Required task = Return only the lines from the top of the data down to the one that holds "0.9347, 0.7336], facecolor=bg)", both included, without any pictures.

Data block =

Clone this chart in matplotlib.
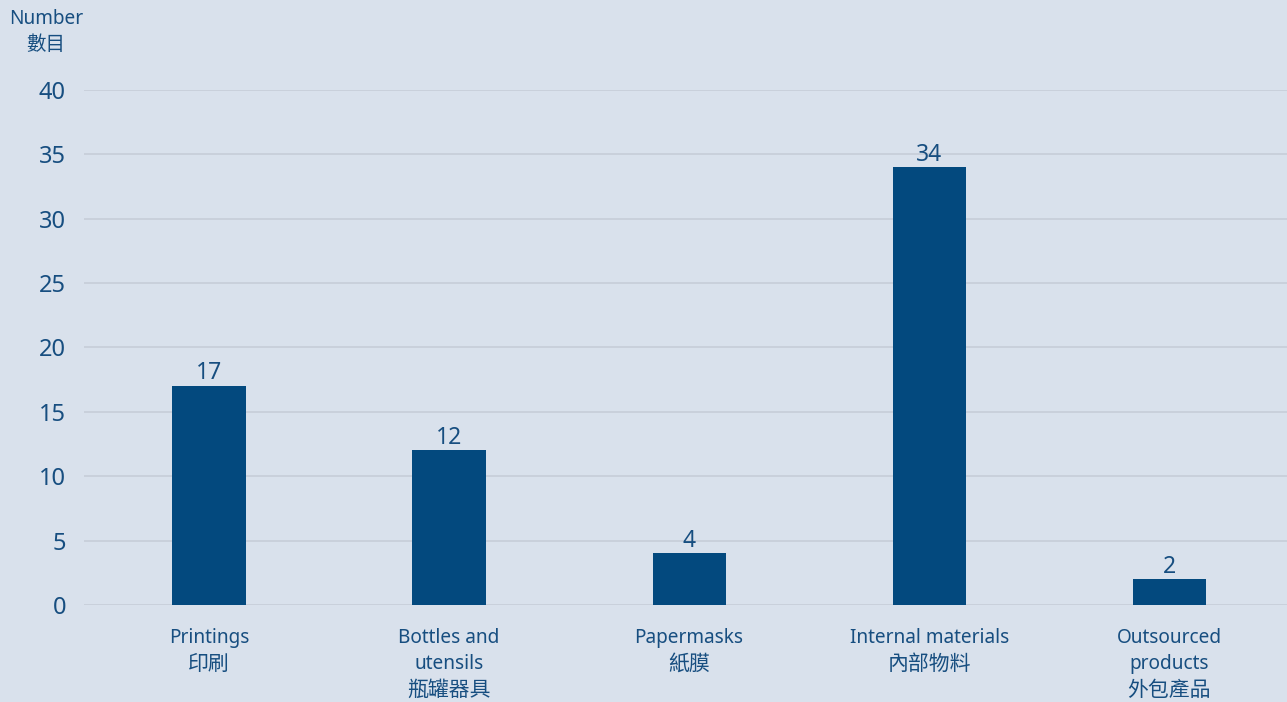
import matplotlib.pyplot as plt
import numpy as np

plt.rcParams['font.family'] = ['Noto Sans', 'Noto Sans CJK TC', 'DejaVu Sans']

categories_en = [['Printings'], ['Bottles and', 'utensils'], ['Papermasks'],
                 ['Internal materials'], ['Outsourced', 'products']]
categories_zh = ['印刷', '瓶罐器具', '紙膜', '內部物料', '外包產品']
values = [17, 12, 4, 34, 2]
yticks = [0, 5, 10, 15, 20, 25, 30, 35, 40]

bg = '#d9e1ec'
bar_col = '#03497e'
txt = '#174e80'
cjk = ['Noto Sans CJK TC', 'DejaVu Sans']

fig = plt.figure(figsize=(12.87, 7.02), dpi=100, facecolor=bg)
ax = fig.add_axes([0.0653, 0.1382, 0.9347, 0.7336], facecolor=bg)

x = np.arange(len(values))
ax.bar(x, values, width=0.305, color=bar_col, zorder=3)
for xi, v in zip(x, values):
    ax.text(xi, v + 0.05, str(v), ha='center', va='bottom', fontsize=16.5, color=txt, zorder=4)

ax.set_ylim(0, 40)
ax.set_xlim(-0.52, 4.49)
ax.set_yticks(yticks)
ax.set_yticklabels([str(t) for t in yticks], fontsize=17, color=txt)
ax.set_xticks(x)
ax.set_xticklabels([])
ax.tick_params(axis='both', length=0)
ax.tick_params(axis='y', pad=13)
ax.grid(axis='y', color='#c6cdd8', linewidth=1.2, zorder=0)
for s in ax.spines.values():
    s.set_visible(False)

# category labels, one text per line (English + Chinese)
line_y = [-0.0640, -0.1145, -0.1650]
trans = ax.get_xaxis_transform()
for xi, en, zh in zip(x, categories_en, categories_zh):
    for k, line in enumerate(en):
        ax.text(xi, line_y[k], line, transform=trans, ha='center', va='center',
                fontsize=13.7, color=txt, clip_on=False)
    ax.text(xi, line_y[len(en)], zh, transform=trans, ha='center', va='center',
            fontsize=15, color=txt, family=cjk, clip_on=False)

fig.text(0.0357, 0.973, 'Number', ha='center', va='center', fontsize=13.7, color=txt)
fig.text(0.0357, 0.936, '數目', ha='center', va='center', fontsize=14, color=txt, family=cjk)

fig.savefig('out.png', dpi=100, facecolor=bg)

Result of the exercise =
Clone this chart in matplotlib.
import matplotlib.pyplot as plt
import numpy as np

plt.rcParams['font.family'] = ['Noto Sans', 'Noto Sans CJK TC', 'DejaVu Sans']

categories_en = [['Printings'], ['Bottles and', 'utensils'], ['Papermasks'],
                 ['Internal materials'], ['Outsourced', 'products']]
categories_zh = ['印刷', '瓶罐器具', '紙膜', '內部物料', '外包產品']
values = [17, 12, 4, 34, 2]
yticks = [0, 5, 10, 15, 20, 25, 30, 35, 40]

bg = '#d9e1ec'
bar_col = '#03497e'
txt = '#174e80'
cjk = ['Noto Sans CJK TC', 'DejaVu Sans']

fig = plt.figure(figsize=(12.87, 7.02), dpi=100, facecolor=bg)
ax = fig.add_axes([0.0653, 0.1382, 0.9347, 0.7336], facecolor=bg)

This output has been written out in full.